Transported Smoke from Africa over the Southeast Atlantic Ocean from CALIOP Version 4 Data: Signature of an Increase in Size of Smoke Particles

The spaceborne lidar CALIOP has been providing high quality profile information on aerosols and clouds since June 2006. Recently significant improvements in the calibration of the lidar have been achieved in both the 532 nm and 1064 nm channels with the release of the version 4.1 (V4) level 1 data products. The V4 level 2 algorithms, which were subsequently optimized to take full advantage of the improved calibrations, are expected to lead to a better representation of optical properties of the various tropospheric aerosol species. In particular, there was a significant anomaly in earlier data versions on the classification of aerosol layers over the Southeast Atlantic Ocean, where many smoke layers transported from the biomass burning areas of Southern Africa were misclassified as marine layers.

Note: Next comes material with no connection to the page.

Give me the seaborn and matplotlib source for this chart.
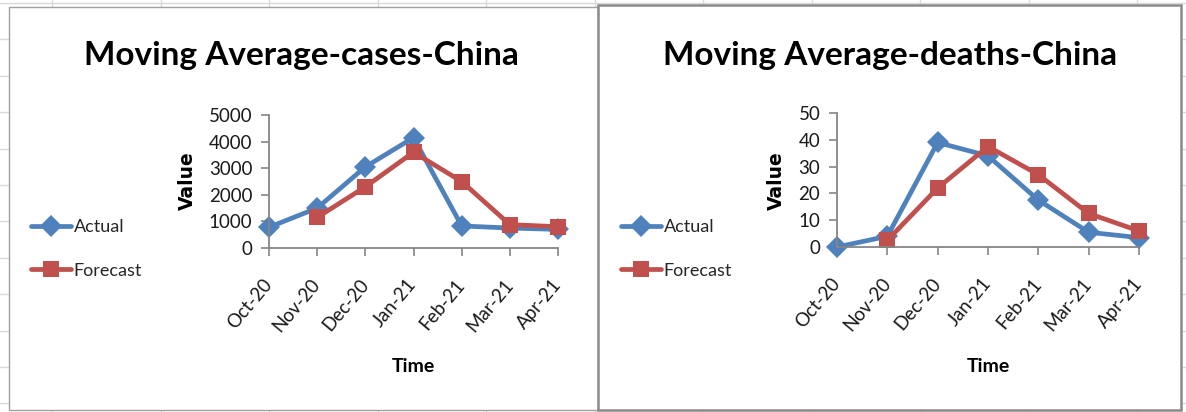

We show that many more layers in V4 are now classified as smoke layers as expected. Further, we show evidence of these smoke particles increasing in size, as demonstrated by an increase in their particulate color ratios, as they are transported over the Southeast Atlantic Ocean from the source regions over Southern Africa. We will present seasonal and inter annual variation of this effect using the 12 years of CALIOP data. The depolarization measurements from CALIOP as well as from the CATS instrument aboard International Space Station will also be presented. We hypothesize that this inferred size increase is possibly due to hygroscopic swelling of the smoke particles which is reflected in the higher relative humidity in the middle troposphere for profiles with smoke. Mie scattering calculations indicate that the increase in particulate color ratio of smoke particles from land (~0.7 at 3 km) to ocean (~0.9 at 3 km) is consistent with a mean radius change of ~0.03 μm, which is similar to the increase in fine mean radius (0.02 µm) observed between the AERONET stations in Mongu and Ascension Island.